A university-community group is addressing the roles slavery and segregation played at the University of Virginia.
Members of the University and Community Action for Racial Equity (UCARE) executive committee gathered at the rotunda today to announce the release of the report that looks at the university's history of slavery, segregation and discrimination.
But it isn't just about reflecting on race relations. It's about repairing them, too.
"We have a long way to go in terms of addressing the history of slavery and racism at the University of Virginia and how it impacts us today," said associate professor Walter Heinecke. "That it's not just a historical issue, but it's an issue that continues to plague us today until we actually address that history."

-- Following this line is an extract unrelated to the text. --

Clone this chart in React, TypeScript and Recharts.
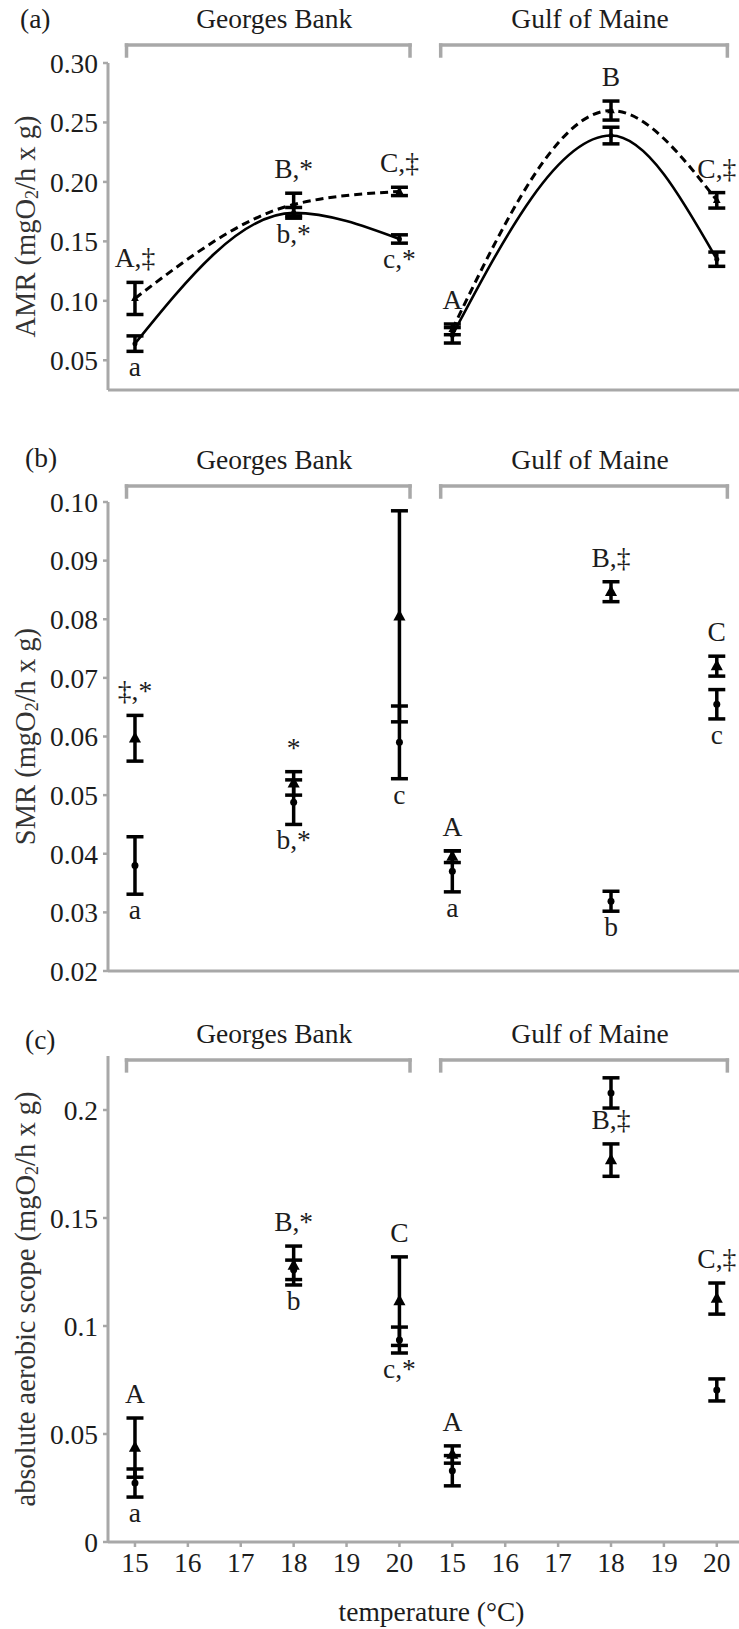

One of the concerns highlighted in the report is bridging the gap between the university and the Charlottesville community.
"It's something that, as a student, you don't really think about a lot because your community is the school more than it is the actual, authentic community that's here in Charlottesville," said third year student and UCARE member Dylan Hoos.
The group hopes to help mend race relations with a two-year, six-figure grant from the Andrus Family Fund.
The group will use that $148,000 to bring more local African-American students on grounds to help prep for college and to support a proposed memorial for enslaved workers, among other things.
"It's hard to say that the past is not important when you're standing on the grounds of the University of Virginia," said UCARE Project Director Frank Dukes. "We relish the past. We look at the past. But we have to relish all those elements of the past. And also see the way they continue to impact us today."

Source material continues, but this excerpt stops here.